Furthermore, these statistical findings reflect the educational disparities among Asian American groups. According to a 2021 report by NPR that highlights the disparities in income and education levels among Asian Americans, less than 40% of Cambodians, Hmong, and Vietnamese Americans have obtained a bachelor’s degree. On the other hand, more than 50% of Indian, Taiwanese, and Chinese Americans have obtained a bachelor’s degree and live on a salary greater than $80k. These key findings highlight the disparities among the groups of Asian Americans and imply that Southeast Asian Americans face challenges with education compared to their South and East Asian American counterparts.
A Personal Reflection
When the model minority myth exists in 'Hawai'i’s rich cultural landscape, its influence becomes more complex over the predominantly AAPI communities. As a Filipino American who grew up in a rich AAPI community, I have witnessed the myth’s impact on the perceptions and expectations shaped within our Filipino community.
Among the many stereotypes about Filipinos, I mainly grew up believing that we are naturally high achievers in the academic and professional realm and, quite notably, that we are unbelievably good at singing. These optimistic notions about our capabilities reinforce a sense of pride, which is both uplifting and constraining in our community because it disrupts the social equilibrium for Filipino individuals. The expectations and perceptions of success can create competition rather than solidarity for the different groups within the community.
I haven’t felt like a foreigner attending school in Hawai'i because I was always surrounded by people who are also Filipino and I was guaranteed inclusivity. However, being in classes with other “model minorities” made my academic pursuits a little more trivial, which made me feel a subtle sense of “otherness.” Comparison is such a big, innate thing as a teenager in high school, and that made it harder to navigate this quest for excellence.

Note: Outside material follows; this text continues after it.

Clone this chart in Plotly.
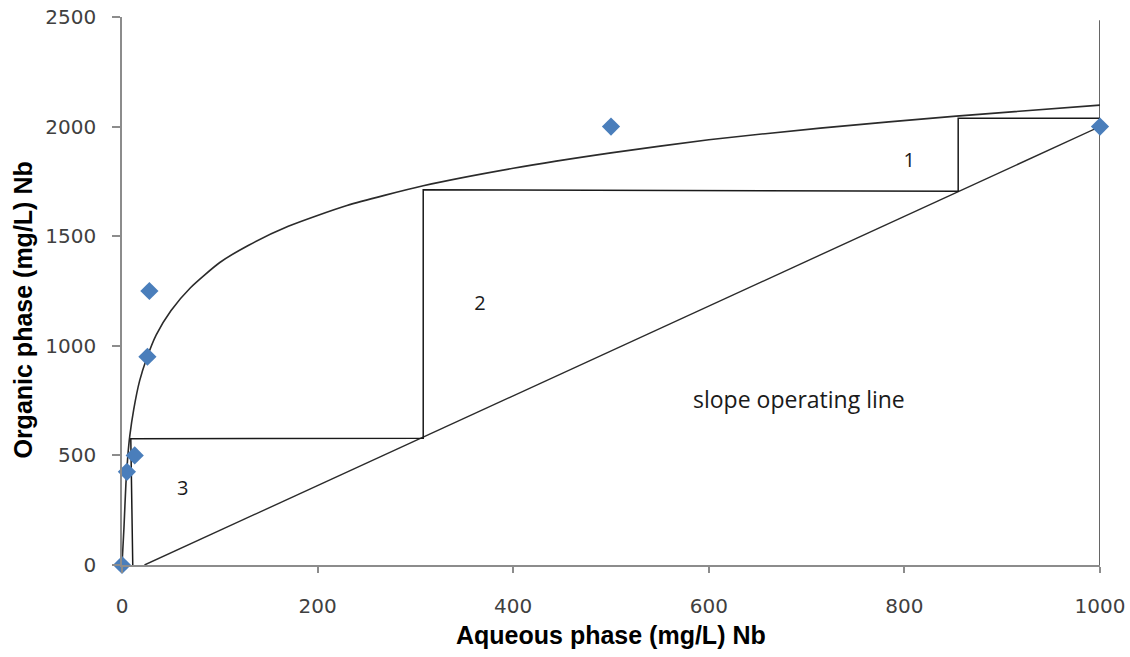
import plotly.graph_objects as go

# Measured equilibrium data (aqueous vs organic Nb, mg/L)
eq_aq = [0, 5, 13, 26, 28, 500, 1000]
eq_org = [0, 425, 500, 950, 1250, 2000, 2000]

# Extraction isotherm curve
iso_aq = [0, 2, 4, 6, 8, 12, 18, 25, 35, 50, 70, 100, 130, 170, 230, 308,
          400, 500, 600, 714, 853, 1000]
iso_org = [0, 170, 370, 500, 590, 710, 840, 940, 1050, 1160, 1265, 1380,
           1460, 1545, 1640, 1730, 1810, 1880, 1940, 1993, 2048, 2098]

# Operating line
op_aq = [23, 1000]
op_org = [0, 2000]

# McCabe-Thiele stage construction
step_aq = [1000, 855, 855, 308, 308, 9, 11]
step_org = [2038, 2038, 1705, 1712, 578, 576, 0]

# Feed line at 1000 mg/L
feed_aq = [1000, 1000]
feed_org = [-25, 2485]

# Stage labels
stage_labels = ["1", "2", "3"]
stage_aq = [805, 366, 62]
stage_org = [1838, 1186, 342]

x_ticks = [0, 200, 400, 600, 800, 1000]
y_ticks = [0, 500, 1000, 1500, 2000, 2500]

fig = go.Figure()

fig.add_trace(go.Scatter(
    x=iso_aq, y=iso_org, mode="lines",
    line=dict(color="#2b2b2b", width=1.6, shape="spline", smoothing=0.6),
    hoverinfo="skip", showlegend=False))

fig.add_trace(go.Scatter(
    x=op_aq, y=op_org, mode="lines",
    line=dict(color="#2b2b2b", width=1.4),
    hoverinfo="skip", showlegend=False))

fig.add_trace(go.Scatter(
    x=step_aq, y=step_org, mode="lines",
    line=dict(color="#1a1a1a", width=1.5),
    hoverinfo="skip", showlegend=False))

fig.add_trace(go.Scatter(
    x=feed_aq, y=feed_org, mode="lines",
    line=dict(color="#333333", width=1.5),
    cliponaxis=False, hoverinfo="skip", showlegend=False))

fig.add_trace(go.Scatter(
    x=eq_aq, y=eq_org, mode="markers",
    marker=dict(symbol="diamond", size=14, color="#4A7EBB",
                line=dict(width=0)),
    cliponaxis=False, showlegend=False))

fig.add_trace(go.Scatter(
    x=stage_aq, y=stage_org, mode="text", text=stage_labels,
    textfont=dict(family="Open Sans", size=20, color="#1a1a1a"),
    hoverinfo="skip", showlegend=False))

fig.add_annotation(
    x=692, y=757, text="slope operating line", showarrow=False,
    font=dict(family="Open Sans", size=23, color="#1a1a1a"))

fig.add_annotation(
    xref="paper", yref="paper", x=0.5, y=-0.1277, yanchor="middle",
    text="<b>Aqueous phase (mg/L) Nb</b>", showarrow=False,
    font=dict(family="Liberation Sans", size=25, color="#000000"))

fig.add_annotation(
    xref="paper", yref="paper", x=-0.1017, y=0.4653, xanchor="center",
    yanchor="middle", textangle=-90,
    text="<b>Organic phase (mg/L) Nb</b>", showarrow=False,
    font=dict(family="Liberation Sans", size=25, color="#000000"))

axis_common = dict(
    showgrid=False, zeroline=False, showline=True, automargin=False,
    linecolor="#8c8c8c", linewidth=1.5,
    ticks="outside", tickcolor="#8c8c8c", tickwidth=1.5,
    tickfont=dict(family="DejaVu Sans", size=20, color="#404040"),
)

fig.update_xaxes(range=[0, 1000], tickvals=x_ticks, ticklen=6,
                 ticklabelstandoff=16, **axis_common)
fig.update_yaxes(range=[0, 2500], tickvals=y_ticks, ticklen=8,
                 ticklabelstandoff=12, **axis_common)

fig.update_layout(
    width=1130, height=657,
    margin=dict(l=122, r=30, t=17, b=92),
    paper_bgcolor="white", plot_bgcolor="white",
)

fig.write_html("out.html")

The pressure, which I internalized, to try hard and be the “perfect Asian” was so painful that I emerged into someone that was depressingly Asian. Keeping up with this façade of my academic excellence was at the expense of my mental health. The model minority myth completely overshadows the ongoing mental health struggles that derive from these amounts of pressure. The myth portrays Asian Americans as successful and mentally resilient people, but it ignores the very difficult realities that we individuals face.
I surely performed well in school to get good grades. The kind of people-pleasing performance to eventually end up getting into a good university and have a well-paying job. But, there is a loss of self-respect in this sort of performance. Striving for success and the “American Dream” is, of course, referring to the standards of success set by Eurocentric ideals. This would lead to this constant comparison to white norms, which further marginalize Asian Americans and makes us both victims and accessories to white supremacy. On top of that, our portrayal as the “model minority” further supports the “American Dream” that is currently held up at the expense of Black and Brown Americans. This is when the pursuit of academic and professional achievement becomes less about money, and moreso about status and the social construct of self-identity. What does it truly mean to be Asian American?
The model minority myth is a harmful stereotype that is unfortunately deeply ingrained in American society. The myth is essentially so complex as it has such a multi-faceted impact on societal perception and individual Asian experiences in America. Efforts toward dismantling this myth begin with recognizing the issue and its detrimental effects. One great thing about Hawai'i is that its structures are the least white-dominated spaces, which allows room for this unique perspective. This inevitably contributes to a greater societal movement where we can just do our own thing. We are provided the opportunity to reclaim our own identities as we prioritize solidarity rather than competition.